長年そうやって生きてきた父の中には、社会に対してのやるせなさとか希望みたいな、陰陽さまざまな感情が溢れているはずで、それが気がついたら遠く、深く行けるくらいのパワーになっているのだろう。

最近、父からこう言われることが増えた。

「お前の方が分かるだろう」

40以上歳の離れた私と父は、見ている景色も生きている世界のスタンダードも違う。だからこそ、父は私に今の世界を生きるお前なら、この話を分かってくれるだろうと願っているのかもしれない。

そこには、自分がもう現役じゃないという、諦めのような気持ちもあるように思う。

「お前なら、俺が願うことしかできなかった世界を変えられる」

父が言っていた訳ではない。でも私は父と話すたびに、この大きく、強く、深い言葉を受け取っているように感じるのだ。


「世界を変えたい」

心からそう思えたことはない。少なくとも自分の中から湧き上がる想いとしては。

だけど、実家を離れ、ある意味ひとりの人間同士で親と付き合うようになってから、それは使命感のような形で私の前に現れるようになってきた。

それは親だけではなくて、親戚や友人と付き合う場面でもそうだ。自分が世界を変えなければ、この人たちの願いはどこにも届かないのではないかと思う。

でも、自分はそういうスケールの大きなことが得意じゃないこともよく分かっている。真っ先に旗を振るリーダーシップは、憧れだけど苦手だ。

だからこそ、この人たちのために世界を変えたいならば、私は背伸びをする必要がある。それは意思より義務だ。

逆に言えば、背伸びができないのならば、この人たちの願いはずっと願いのままだから。

まるで自分を棚にあげた見方かもしれない。

私の周りには、私よりもっと世界をぐちゃぐちゃに良くする才能の持ち主もいる。

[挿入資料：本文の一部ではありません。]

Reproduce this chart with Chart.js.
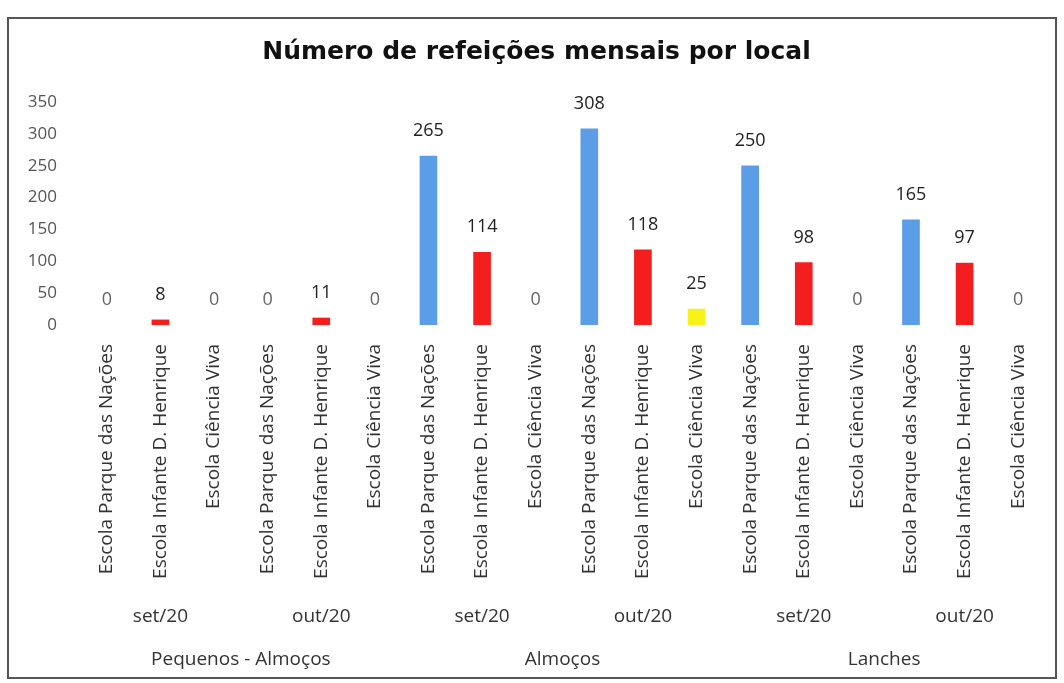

私が何もしなくたって、きっとそういう人たちがこの世界を変えていってくれるのだろう。

それでも何となく世界を変える使命を請け負いたくなるのは、父の娘だからだ。父の言葉を娘として受け取ってしまったから、父の願いを感じてしまったから、この願いを受け継ぐ人は自分しかいないと思うのだ。

親戚や友人からの言葉も世界を変えたい理由の一つだけど、父の言葉を受け取っていなかったら、私の使命感はぬるりと剥がれ落ちる運命かもしれない。

なんとも湿っぽい、論理のかけらもない理由だと自分でも思う。

それでもこれが、世界を変えたい理由だ。